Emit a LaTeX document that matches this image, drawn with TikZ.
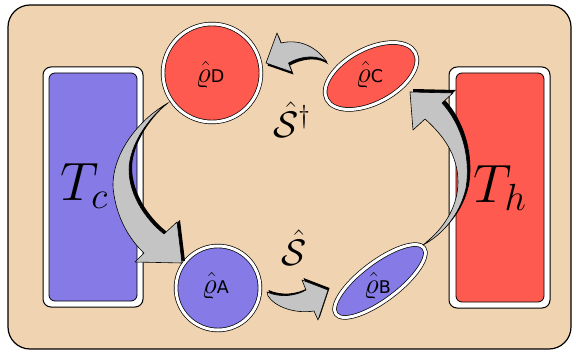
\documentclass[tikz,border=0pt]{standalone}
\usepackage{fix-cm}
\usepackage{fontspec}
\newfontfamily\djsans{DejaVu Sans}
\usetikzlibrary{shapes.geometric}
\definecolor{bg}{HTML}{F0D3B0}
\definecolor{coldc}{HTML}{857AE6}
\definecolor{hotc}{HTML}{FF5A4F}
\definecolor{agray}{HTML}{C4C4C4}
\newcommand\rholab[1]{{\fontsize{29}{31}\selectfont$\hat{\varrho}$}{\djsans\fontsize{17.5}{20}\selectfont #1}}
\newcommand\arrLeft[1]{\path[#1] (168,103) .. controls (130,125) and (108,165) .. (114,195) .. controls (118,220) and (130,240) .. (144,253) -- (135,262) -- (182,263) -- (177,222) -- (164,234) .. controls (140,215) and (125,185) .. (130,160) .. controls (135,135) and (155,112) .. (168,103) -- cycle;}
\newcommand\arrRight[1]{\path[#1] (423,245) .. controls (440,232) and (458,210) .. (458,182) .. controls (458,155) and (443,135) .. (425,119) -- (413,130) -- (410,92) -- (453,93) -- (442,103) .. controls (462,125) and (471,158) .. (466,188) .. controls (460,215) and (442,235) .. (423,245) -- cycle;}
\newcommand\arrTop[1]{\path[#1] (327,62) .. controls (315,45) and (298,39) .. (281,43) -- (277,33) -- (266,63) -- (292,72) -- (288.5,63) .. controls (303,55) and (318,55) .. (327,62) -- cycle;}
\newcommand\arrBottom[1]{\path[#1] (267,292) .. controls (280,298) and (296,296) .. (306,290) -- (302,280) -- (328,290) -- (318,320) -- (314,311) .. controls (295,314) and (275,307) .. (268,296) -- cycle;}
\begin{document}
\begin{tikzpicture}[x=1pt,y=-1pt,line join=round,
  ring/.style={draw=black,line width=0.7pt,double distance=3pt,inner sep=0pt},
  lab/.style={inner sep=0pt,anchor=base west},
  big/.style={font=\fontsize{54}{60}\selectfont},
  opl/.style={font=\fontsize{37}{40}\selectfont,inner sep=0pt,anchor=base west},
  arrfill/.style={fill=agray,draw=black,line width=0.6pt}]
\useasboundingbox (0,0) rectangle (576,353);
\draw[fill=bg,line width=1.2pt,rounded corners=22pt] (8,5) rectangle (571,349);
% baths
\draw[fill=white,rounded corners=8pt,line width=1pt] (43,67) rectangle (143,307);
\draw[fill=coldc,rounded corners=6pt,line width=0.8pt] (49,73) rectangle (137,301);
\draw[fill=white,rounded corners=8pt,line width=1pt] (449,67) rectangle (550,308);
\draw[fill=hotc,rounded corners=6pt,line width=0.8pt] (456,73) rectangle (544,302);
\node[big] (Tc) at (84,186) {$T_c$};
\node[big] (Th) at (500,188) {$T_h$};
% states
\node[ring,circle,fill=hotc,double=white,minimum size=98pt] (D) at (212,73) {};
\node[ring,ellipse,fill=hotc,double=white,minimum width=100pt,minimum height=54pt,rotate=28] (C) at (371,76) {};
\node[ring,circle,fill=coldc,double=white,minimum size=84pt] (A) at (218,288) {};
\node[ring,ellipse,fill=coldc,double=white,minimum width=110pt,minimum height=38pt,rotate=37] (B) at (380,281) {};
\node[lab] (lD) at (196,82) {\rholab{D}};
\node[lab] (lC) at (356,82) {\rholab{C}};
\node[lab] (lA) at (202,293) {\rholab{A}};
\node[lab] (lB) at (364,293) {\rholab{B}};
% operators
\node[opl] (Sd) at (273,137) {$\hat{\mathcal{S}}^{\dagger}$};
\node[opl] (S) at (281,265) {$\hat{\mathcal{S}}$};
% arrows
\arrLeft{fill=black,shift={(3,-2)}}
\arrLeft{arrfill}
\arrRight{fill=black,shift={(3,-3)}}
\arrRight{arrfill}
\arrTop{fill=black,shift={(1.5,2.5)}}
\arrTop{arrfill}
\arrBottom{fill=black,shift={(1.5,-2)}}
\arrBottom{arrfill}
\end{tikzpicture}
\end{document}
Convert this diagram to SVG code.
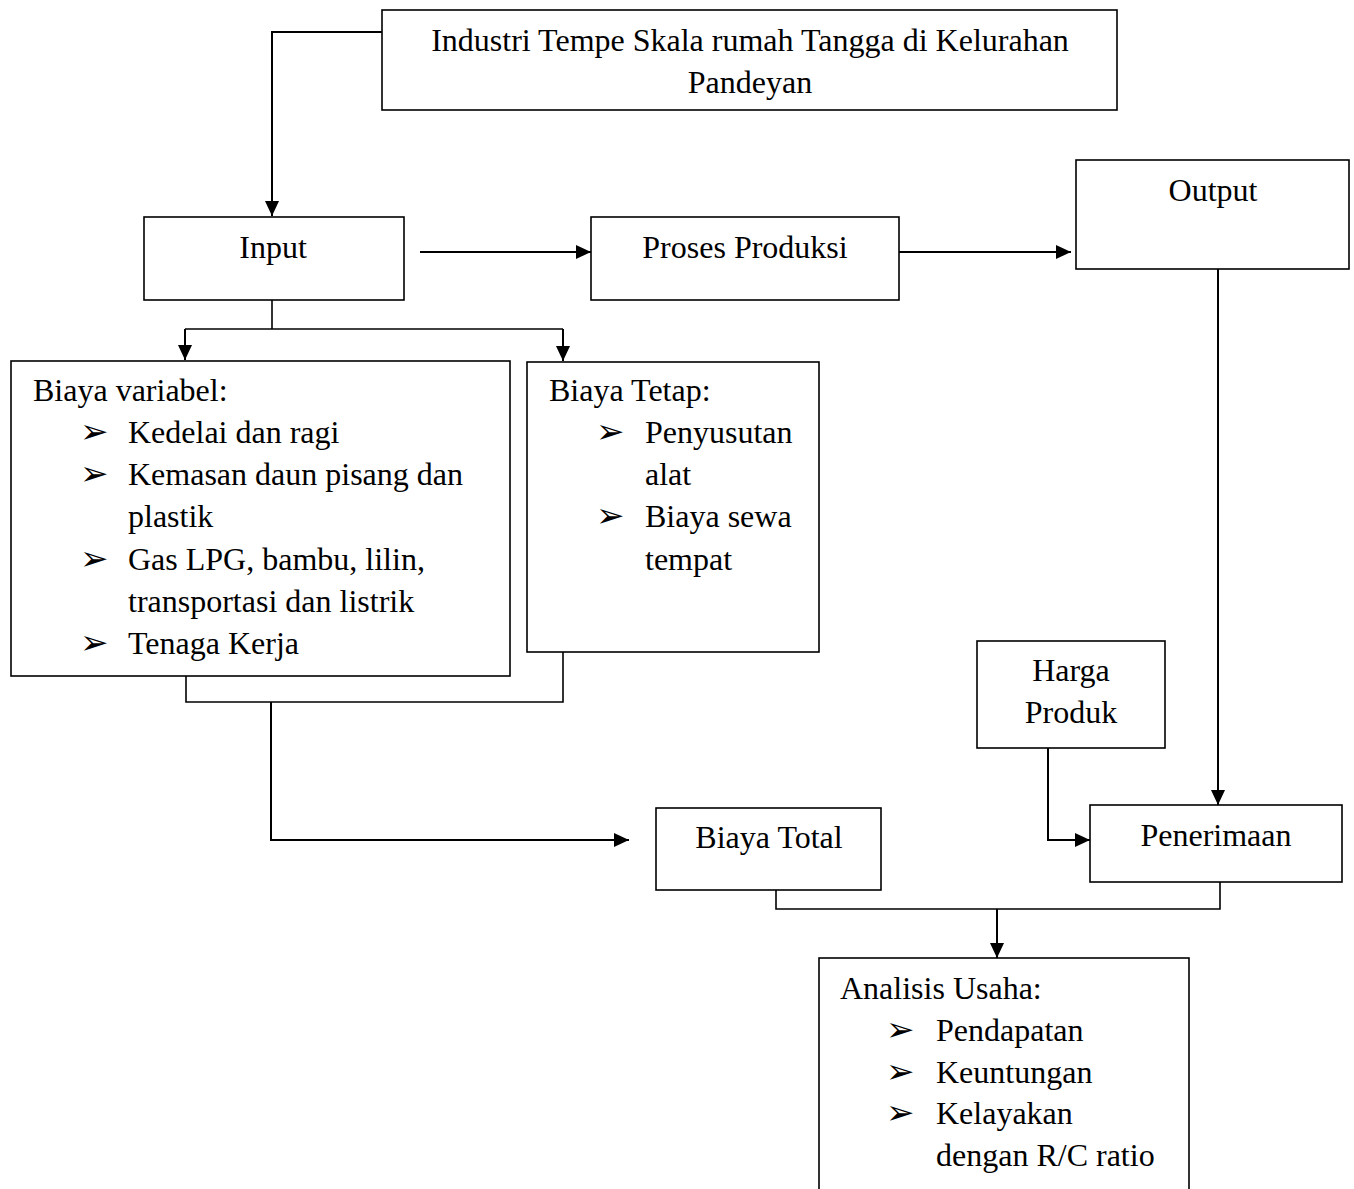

------------------------

### What you have to do
Search the preceding listing for "this" and extract every line where it is found.

### Complete answer
Emit a LaTeX document that matches this image, drawn with TikZ.
Convert this diagram to SVG code.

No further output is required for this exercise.